■ GIVEN INFORMATION ■
◆ ◆ ◆
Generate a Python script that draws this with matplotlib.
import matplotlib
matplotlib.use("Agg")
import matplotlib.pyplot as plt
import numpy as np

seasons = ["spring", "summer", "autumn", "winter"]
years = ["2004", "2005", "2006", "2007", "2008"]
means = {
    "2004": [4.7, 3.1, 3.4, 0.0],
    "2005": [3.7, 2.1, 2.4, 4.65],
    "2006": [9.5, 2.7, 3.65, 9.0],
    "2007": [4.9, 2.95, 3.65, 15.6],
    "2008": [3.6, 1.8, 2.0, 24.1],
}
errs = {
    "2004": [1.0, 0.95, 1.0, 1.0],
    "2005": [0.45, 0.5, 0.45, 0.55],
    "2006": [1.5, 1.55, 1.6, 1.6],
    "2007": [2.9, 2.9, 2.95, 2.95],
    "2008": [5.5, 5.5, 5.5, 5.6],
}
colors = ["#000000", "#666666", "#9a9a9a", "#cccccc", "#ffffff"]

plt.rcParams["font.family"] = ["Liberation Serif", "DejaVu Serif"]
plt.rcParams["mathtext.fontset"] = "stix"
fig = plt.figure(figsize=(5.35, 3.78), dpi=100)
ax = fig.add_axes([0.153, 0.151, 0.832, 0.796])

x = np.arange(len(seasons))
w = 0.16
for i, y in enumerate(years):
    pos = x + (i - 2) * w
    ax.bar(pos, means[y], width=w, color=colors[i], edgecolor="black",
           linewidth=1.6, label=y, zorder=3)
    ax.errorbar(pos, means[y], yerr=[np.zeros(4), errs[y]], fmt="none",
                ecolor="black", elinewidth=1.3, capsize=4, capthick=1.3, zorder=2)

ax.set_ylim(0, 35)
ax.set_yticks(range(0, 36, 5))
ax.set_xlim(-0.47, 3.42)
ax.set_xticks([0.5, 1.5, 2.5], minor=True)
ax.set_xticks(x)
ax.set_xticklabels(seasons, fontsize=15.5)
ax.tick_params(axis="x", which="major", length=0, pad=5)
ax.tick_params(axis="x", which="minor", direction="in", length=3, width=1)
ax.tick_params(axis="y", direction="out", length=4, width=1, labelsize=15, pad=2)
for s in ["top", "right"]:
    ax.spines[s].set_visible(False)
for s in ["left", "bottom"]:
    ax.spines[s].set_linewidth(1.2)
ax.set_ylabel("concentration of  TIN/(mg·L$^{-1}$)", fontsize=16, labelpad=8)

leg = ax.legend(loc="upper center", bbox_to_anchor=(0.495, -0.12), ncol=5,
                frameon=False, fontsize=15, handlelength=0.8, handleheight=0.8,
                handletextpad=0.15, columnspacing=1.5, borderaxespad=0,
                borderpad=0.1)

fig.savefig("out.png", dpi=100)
◆ ◆ ◆
■ AIM ■
Could you quote the material above in full, exactly as it stands?

■ THE RESULT ■
Generate a Python script that draws this with matplotlib.
import matplotlib
matplotlib.use("Agg")
import matplotlib.pyplot as plt
import numpy as np

seasons = ["spring", "summer", "autumn", "winter"]
years = ["2004", "2005", "2006", "2007", "2008"]
means = {
    "2004": [4.7, 3.1, 3.4, 0.0],
    "2005": [3.7, 2.1, 2.4, 4.65],
    "2006": [9.5, 2.7, 3.65, 9.0],
    "2007": [4.9, 2.95, 3.65, 15.6],
    "2008": [3.6, 1.8, 2.0, 24.1],
}
errs = {
    "2004": [1.0, 0.95, 1.0, 1.0],
    "2005": [0.45, 0.5, 0.45, 0.55],
    "2006": [1.5, 1.55, 1.6, 1.6],
    "2007": [2.9, 2.9, 2.95, 2.95],
    "2008": [5.5, 5.5, 5.5, 5.6],
}
colors = ["#000000", "#666666", "#9a9a9a", "#cccccc", "#ffffff"]

plt.rcParams["font.family"] = ["Liberation Serif", "DejaVu Serif"]
plt.rcParams["mathtext.fontset"] = "stix"
fig = plt.figure(figsize=(5.35, 3.78), dpi=100)
ax = fig.add_axes([0.153, 0.151, 0.832, 0.796])

x = np.arange(len(seasons))
w = 0.16
for i, y in enumerate(years):
    pos = x + (i - 2) * w
    ax.bar(pos, means[y], width=w, color=colors[i], edgecolor="black",
           linewidth=1.6, label=y, zorder=3)
    ax.errorbar(pos, means[y], yerr=[np.zeros(4), errs[y]], fmt="none",
                ecolor="black", elinewidth=1.3, capsize=4, capthick=1.3, zorder=2)

ax.set_ylim(0, 35)
ax.set_yticks(range(0, 36, 5))
ax.set_xlim(-0.47, 3.42)
ax.set_xticks([0.5, 1.5, 2.5], minor=True)
ax.set_xticks(x)
ax.set_xticklabels(seasons, fontsize=15.5)
ax.tick_params(axis="x", which="major", length=0, pad=5)
ax.tick_params(axis="x", which="minor", direction="in", length=3, width=1)
ax.tick_params(axis="y", direction="out", length=4, width=1, labelsize=15, pad=2)
for s in ["top", "right"]:
    ax.spines[s].set_visible(False)
for s in ["left", "bottom"]:
    ax.spines[s].set_linewidth(1.2)
ax.set_ylabel("concentration of  TIN/(mg·L$^{-1}$)", fontsize=16, labelpad=8)

leg = ax.legend(loc="upper center", bbox_to_anchor=(0.495, -0.12), ncol=5,
                frameon=False, fontsize=15, handlelength=0.8, handleheight=0.8,
                handletextpad=0.15, columnspacing=1.5, borderaxespad=0,
                borderpad=0.1)

fig.savefig("out.png", dpi=100)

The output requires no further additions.